BEGIN Recorded data

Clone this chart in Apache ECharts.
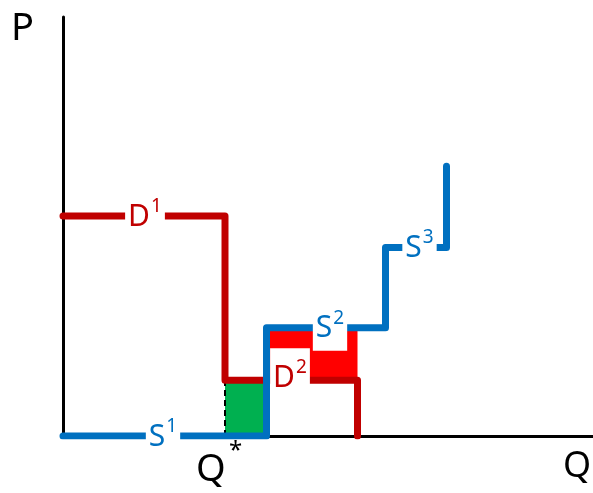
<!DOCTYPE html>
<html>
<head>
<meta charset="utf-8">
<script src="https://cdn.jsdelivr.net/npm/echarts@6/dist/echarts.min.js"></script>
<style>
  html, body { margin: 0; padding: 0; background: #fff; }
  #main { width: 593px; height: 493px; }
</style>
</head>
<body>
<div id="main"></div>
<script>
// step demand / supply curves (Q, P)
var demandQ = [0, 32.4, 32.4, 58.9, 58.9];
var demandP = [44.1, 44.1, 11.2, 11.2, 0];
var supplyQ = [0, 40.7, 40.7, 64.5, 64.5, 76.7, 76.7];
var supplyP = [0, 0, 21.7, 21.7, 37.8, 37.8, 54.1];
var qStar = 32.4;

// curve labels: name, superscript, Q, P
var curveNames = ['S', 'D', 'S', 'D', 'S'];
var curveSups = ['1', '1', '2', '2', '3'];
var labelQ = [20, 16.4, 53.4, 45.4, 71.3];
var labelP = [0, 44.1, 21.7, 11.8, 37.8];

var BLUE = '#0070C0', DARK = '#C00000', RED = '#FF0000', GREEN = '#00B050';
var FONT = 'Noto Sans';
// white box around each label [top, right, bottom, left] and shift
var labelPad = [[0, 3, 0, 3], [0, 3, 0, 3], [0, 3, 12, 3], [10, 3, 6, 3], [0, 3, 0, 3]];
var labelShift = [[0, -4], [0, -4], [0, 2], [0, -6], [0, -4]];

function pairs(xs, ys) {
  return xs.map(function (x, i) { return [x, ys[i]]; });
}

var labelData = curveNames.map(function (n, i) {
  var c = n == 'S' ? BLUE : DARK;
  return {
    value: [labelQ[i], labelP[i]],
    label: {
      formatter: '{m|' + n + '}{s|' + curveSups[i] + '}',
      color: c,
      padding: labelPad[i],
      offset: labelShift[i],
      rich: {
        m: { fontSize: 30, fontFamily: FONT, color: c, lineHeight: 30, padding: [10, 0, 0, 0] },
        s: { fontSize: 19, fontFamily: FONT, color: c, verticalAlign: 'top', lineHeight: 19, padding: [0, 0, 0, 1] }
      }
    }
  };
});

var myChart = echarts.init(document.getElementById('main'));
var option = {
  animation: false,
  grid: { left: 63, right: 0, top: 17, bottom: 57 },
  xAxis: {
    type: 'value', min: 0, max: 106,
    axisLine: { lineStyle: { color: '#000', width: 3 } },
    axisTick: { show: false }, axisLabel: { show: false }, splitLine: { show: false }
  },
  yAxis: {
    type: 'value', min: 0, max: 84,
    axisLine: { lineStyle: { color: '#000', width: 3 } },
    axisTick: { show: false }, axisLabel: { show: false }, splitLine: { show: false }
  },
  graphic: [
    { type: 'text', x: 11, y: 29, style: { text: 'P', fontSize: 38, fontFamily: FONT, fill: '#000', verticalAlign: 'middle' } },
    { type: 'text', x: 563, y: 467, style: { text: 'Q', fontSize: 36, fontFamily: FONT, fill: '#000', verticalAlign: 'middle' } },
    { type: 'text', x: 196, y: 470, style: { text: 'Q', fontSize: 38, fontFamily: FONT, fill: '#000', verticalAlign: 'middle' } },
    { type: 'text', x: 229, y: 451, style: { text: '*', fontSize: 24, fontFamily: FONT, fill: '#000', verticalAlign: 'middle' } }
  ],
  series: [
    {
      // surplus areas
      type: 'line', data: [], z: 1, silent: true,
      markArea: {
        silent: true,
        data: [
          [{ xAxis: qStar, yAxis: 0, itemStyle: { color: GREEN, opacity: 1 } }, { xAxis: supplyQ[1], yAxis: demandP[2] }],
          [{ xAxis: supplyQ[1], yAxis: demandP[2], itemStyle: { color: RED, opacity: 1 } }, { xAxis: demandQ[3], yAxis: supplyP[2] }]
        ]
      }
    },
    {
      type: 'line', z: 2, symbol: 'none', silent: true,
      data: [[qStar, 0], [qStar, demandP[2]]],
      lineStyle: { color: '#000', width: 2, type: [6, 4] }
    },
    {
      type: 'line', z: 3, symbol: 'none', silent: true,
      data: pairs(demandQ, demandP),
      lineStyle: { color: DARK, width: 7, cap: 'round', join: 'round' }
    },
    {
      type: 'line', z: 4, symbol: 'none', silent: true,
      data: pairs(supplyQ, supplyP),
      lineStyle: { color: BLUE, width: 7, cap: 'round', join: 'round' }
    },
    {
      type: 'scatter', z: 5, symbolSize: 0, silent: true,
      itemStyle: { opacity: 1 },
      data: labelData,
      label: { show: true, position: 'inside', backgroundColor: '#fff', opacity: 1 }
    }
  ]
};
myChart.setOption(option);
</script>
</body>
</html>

END Recorded data

**What you have to do:** Print the data above verbatim from the first line through the line holding "var labelP = [0, 44.1, 21.7, 11.8, 37.8];", leaving every picture out.

**Solution to the problem:**
Clone this chart in Apache ECharts.
<!DOCTYPE html>
<html>
<head>
<meta charset="utf-8">
<script src="https://cdn.jsdelivr.net/npm/echarts@6/dist/echarts.min.js"></script>
<style>
  html, body { margin: 0; padding: 0; background: #fff; }
  #main { width: 593px; height: 493px; }
</style>
</head>
<body>
<div id="main"></div>
<script>
// step demand / supply curves (Q, P)
var demandQ = [0, 32.4, 32.4, 58.9, 58.9];
var demandP = [44.1, 44.1, 11.2, 11.2, 0];
var supplyQ = [0, 40.7, 40.7, 64.5, 64.5, 76.7, 76.7];
var supplyP = [0, 0, 21.7, 21.7, 37.8, 37.8, 54.1];
var qStar = 32.4;

// curve labels: name, superscript, Q, P
var curveNames = ['S', 'D', 'S', 'D', 'S'];
var curveSups = ['1', '1', '2', '2', '3'];
var labelQ = [20, 16.4, 53.4, 45.4, 71.3];
var labelP = [0, 44.1, 21.7, 11.8, 37.8];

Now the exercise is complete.